Ike Williams is a specialist ram breeder who sells his rams through an online auction
Specialist ram breeder Ike Williams offers stud rams of four breeds, Romneys, Southdowns, Lincolns and South Suffolks, through an innovative Helmsman auction in late November, preceded by on-line videos of the approximately 180 rams on offer. That enables farmers to view rams and their data, bid and buy without travelling to South Canterbury.
Ike Williams was born into sheep breeding as both his late father Bill and his mother Yvonne were sheep breeders, first at Keneperu Sound, then Blenheim and then South Canterbury. He was also a practising lawyer and has a degree in commerce and law. Ike returned to the family farm at Totara Valley, near Pleasant Point, in 2002 upon the death of his father and then brother. The Waidale Romney stud was founded in 1965 and has been joined by Whydid Lincolns and Waidale Southdowns and South Suffolks. Romneys are dual-pupose (meat and wool) and the most popular breed in NZ; Southdowns and South Suffolks are meat breeds that Waidale sells as terminal sires; the Lincolns are dual-purpose, mainly used for cross-breeding to produce increased wool weights.

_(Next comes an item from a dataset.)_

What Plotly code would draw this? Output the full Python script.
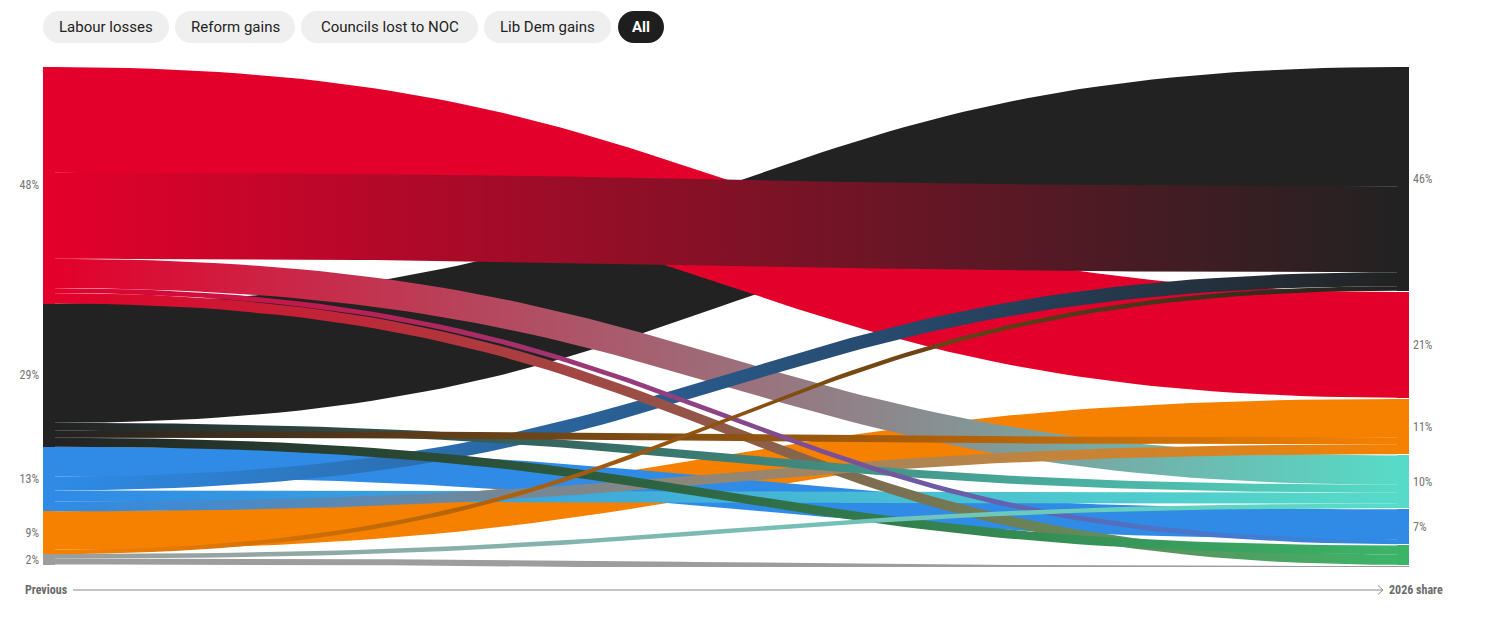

Waidale has one of the most comprehensive websites ever published by a livestock breeder, here or overseas (www.waidalerams.co.nz). Ike Williams has a lengthy explanation of his sheep breeding philosophy, objectives and approach on the website. That is a complex subject normally taking years of conversations between breeder and prospective buyer for a useful, workable understanding. But that is only one section among 12 on the website; on the others he gives personal history, farm and stud history, the Helmsman system, rams for sale, semen for sale, management practises, photographs and newsletters. However, video of the sale rams is loaded onto the Agonline website of PGG Wrightson, livestock agent. Ike also has a page headed “marketing gimmicks” in which he rubbishes some claims made by breeders that are factually wrong or woolly headed – his legal training, no doubt.
Waidale is the only ram breeder in NZ that combines a Helmsman auction in conjunction with online presentation and interactivity, using uploaded videos of sale rams and not just photographs. Therefore intending buyers can bid on rams by attending the sale or staying at home. Bids can be placed before the sale, on-site on the day or online during the auction process. That enables farmers to inspect rams prior to the sale if they are not going to be available on the day, or buyers from far away districts using the video and breeding details to evaluate and place bids. These can be autobids up to a certain limit (as on Trade Me).
The Helmsman auction on the day works like this: All rams on the market simultaneously; the “upset price” is set by Ike Williams ($600 in past years) and the first bid must be $650; multiples of $50 accepted thereafter, no limit on the size of a bid; all bids on all rams with buyer’s number are displayed on a board at the sale and through Agonline website; buyers can bid on a number of rams at once and can see when they have been outbid; the auction runs for a set time, but each fresh bid on a ram extends time by 2 minutes to enable responding bids; farmers are under no pressure to bid and may be still alive with their second or third-favoured rams when their first choice has been sold, rather than be unable to go back, as in a conventional auction. The opportunity is there to take home a ram you want, irrespective of lot order.
Ike Williams says his method is a lot of extra work, because rams have to be ready three or four weeks before the sale for videoing, and uploading video clips really takes time and data, but actual videoing of rams is quicker than posing them for still shots and gives a much better indication of true conformation.
Ike Williams and Waidale get the majority of annual income from sale of rams – 180 offered for an average price achieved in recent years over $800. Other income from wool and cull lambs is minor in comparison. Romney rams tends to get higher prices than other three breeds. Ike has 400 clients and sheep farmers on his database and he sends out opinionated newsletters that get good feedback. He also advertises in print media with eye-catching adverts (like printing them upside down). Up to 80 or 90 people attend the annual sale.
In 2016, Waidale Rams will hold their sale on Wednesday 23 November at 3.00pm.